§ **Exercise**: Print word for word the first line of the listing below and every line after it, through the line with "const dendroTicks = [0, 0.2, 0.4, 0.6, 0.8, 1.0];". Leave out the pictures and the rest.

********************

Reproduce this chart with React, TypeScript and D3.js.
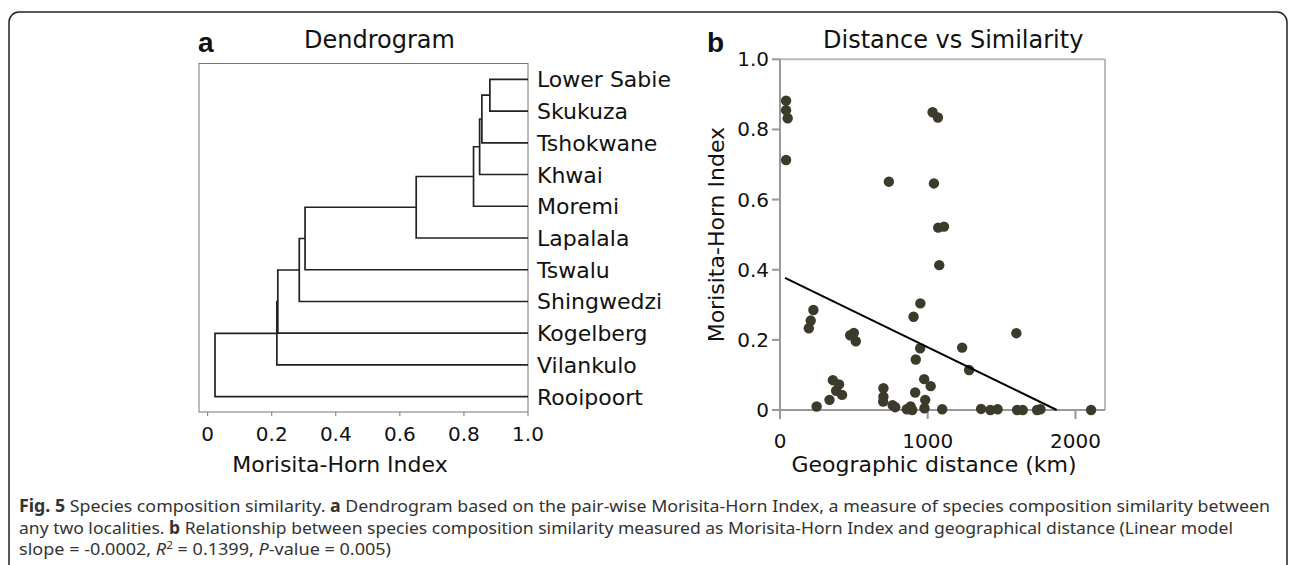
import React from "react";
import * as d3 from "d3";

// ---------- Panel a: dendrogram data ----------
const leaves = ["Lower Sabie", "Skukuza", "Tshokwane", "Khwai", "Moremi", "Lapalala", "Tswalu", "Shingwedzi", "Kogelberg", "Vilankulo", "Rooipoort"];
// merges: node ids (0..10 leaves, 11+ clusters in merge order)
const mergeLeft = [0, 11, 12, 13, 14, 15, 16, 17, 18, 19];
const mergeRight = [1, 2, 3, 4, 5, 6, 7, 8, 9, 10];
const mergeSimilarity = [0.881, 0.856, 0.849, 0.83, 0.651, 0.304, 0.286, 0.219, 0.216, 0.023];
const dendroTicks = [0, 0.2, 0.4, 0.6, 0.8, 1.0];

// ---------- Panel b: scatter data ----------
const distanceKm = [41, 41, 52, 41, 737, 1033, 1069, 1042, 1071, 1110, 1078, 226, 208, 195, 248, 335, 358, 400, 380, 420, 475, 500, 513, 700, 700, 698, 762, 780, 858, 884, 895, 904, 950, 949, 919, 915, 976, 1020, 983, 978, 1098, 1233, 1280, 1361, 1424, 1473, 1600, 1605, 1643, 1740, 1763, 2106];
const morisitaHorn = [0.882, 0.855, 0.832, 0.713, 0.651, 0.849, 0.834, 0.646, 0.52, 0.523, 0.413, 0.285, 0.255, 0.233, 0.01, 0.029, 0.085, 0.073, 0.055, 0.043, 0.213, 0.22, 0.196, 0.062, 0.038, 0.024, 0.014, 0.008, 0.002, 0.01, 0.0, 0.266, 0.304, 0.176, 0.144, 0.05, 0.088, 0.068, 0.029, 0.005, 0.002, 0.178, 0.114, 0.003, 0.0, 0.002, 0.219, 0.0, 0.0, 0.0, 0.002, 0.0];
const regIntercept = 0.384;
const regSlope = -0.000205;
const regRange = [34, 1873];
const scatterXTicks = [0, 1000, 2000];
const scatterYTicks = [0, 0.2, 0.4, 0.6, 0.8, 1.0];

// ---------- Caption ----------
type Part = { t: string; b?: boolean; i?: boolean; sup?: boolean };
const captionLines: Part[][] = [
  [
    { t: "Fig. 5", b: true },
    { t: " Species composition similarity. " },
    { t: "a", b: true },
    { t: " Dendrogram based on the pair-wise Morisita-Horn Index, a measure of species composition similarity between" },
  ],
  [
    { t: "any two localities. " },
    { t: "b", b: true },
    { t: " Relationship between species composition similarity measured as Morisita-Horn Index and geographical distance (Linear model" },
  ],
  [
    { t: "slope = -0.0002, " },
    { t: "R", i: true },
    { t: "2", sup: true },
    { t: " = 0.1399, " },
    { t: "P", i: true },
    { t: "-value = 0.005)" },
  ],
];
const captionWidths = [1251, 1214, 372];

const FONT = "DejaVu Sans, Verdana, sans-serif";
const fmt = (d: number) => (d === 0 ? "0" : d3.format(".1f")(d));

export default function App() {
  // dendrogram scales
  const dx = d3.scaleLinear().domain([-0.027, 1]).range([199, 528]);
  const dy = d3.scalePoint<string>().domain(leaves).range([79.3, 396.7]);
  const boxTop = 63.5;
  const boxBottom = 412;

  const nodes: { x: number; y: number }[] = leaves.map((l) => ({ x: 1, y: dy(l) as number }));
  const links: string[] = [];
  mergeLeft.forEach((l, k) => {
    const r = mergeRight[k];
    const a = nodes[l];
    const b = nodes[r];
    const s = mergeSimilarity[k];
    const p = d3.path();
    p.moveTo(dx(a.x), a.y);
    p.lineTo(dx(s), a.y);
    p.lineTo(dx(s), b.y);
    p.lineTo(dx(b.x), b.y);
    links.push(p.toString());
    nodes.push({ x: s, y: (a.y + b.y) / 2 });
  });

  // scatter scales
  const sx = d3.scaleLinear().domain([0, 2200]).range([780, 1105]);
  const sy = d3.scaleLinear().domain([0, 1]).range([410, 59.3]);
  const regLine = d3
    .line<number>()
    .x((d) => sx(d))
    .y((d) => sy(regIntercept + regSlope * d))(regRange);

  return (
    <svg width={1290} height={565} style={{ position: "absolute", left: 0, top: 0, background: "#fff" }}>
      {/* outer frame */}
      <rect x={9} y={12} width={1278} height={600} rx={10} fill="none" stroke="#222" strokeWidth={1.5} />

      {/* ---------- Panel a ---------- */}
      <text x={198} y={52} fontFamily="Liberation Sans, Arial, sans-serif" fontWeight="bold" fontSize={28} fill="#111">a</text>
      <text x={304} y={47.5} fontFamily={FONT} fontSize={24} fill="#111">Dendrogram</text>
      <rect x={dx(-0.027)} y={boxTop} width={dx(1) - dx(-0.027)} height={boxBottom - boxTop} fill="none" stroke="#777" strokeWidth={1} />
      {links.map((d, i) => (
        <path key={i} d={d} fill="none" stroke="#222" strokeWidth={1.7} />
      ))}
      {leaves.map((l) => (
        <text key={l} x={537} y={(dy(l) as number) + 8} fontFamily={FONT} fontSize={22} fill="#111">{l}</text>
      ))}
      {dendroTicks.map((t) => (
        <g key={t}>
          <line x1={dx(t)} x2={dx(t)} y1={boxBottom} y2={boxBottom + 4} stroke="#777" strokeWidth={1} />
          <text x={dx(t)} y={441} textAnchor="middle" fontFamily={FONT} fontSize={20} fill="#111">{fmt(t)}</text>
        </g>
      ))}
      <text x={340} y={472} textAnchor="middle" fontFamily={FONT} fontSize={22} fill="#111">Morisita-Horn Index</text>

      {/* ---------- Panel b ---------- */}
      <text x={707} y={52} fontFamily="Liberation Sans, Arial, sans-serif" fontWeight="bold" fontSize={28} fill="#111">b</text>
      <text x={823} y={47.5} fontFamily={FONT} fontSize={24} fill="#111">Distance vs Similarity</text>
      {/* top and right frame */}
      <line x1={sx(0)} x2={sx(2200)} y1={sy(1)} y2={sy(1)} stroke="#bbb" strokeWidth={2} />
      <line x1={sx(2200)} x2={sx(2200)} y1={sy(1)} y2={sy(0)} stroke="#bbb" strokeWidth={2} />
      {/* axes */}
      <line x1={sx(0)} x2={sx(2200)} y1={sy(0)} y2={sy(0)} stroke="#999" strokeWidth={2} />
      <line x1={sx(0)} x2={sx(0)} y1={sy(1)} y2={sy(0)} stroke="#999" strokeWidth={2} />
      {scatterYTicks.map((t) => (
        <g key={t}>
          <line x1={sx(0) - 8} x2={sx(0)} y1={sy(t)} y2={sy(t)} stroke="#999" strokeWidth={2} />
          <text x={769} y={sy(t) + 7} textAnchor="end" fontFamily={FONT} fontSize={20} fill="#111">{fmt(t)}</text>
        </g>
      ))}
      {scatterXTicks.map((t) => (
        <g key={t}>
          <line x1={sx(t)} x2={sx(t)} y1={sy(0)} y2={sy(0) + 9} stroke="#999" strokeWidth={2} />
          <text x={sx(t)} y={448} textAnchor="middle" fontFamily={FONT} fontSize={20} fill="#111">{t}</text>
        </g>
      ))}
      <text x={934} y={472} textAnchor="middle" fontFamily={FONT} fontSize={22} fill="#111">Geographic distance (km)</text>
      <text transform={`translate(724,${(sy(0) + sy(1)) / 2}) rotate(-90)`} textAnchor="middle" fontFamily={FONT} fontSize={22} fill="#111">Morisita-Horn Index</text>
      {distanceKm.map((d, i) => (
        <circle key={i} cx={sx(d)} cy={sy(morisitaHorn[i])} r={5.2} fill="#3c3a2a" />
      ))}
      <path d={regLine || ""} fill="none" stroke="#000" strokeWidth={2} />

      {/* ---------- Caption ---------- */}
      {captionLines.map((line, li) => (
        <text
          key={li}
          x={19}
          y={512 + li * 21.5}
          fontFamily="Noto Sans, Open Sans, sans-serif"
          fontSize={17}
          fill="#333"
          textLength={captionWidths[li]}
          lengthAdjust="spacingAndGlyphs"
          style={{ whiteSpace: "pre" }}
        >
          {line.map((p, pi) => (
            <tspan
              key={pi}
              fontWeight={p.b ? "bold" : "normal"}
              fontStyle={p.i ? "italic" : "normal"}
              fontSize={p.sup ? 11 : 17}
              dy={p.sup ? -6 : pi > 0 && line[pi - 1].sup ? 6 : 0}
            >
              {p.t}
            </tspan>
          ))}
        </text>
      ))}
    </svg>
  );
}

********************

§ **Response to this task**:
Reproduce this chart with React, TypeScript and D3.js.
import React from "react";
import * as d3 from "d3";

// ---------- Panel a: dendrogram data ----------
const leaves = ["Lower Sabie", "Skukuza", "Tshokwane", "Khwai", "Moremi", "Lapalala", "Tswalu", "Shingwedzi", "Kogelberg", "Vilankulo", "Rooipoort"];
// merges: node ids (0..10 leaves, 11+ clusters in merge order)
const mergeLeft = [0, 11, 12, 13, 14, 15, 16, 17, 18, 19];
const mergeRight = [1, 2, 3, 4, 5, 6, 7, 8, 9, 10];
const mergeSimilarity = [0.881, 0.856, 0.849, 0.83, 0.651, 0.304, 0.286, 0.219, 0.216, 0.023];
const dendroTicks = [0, 0.2, 0.4, 0.6, 0.8, 1.0];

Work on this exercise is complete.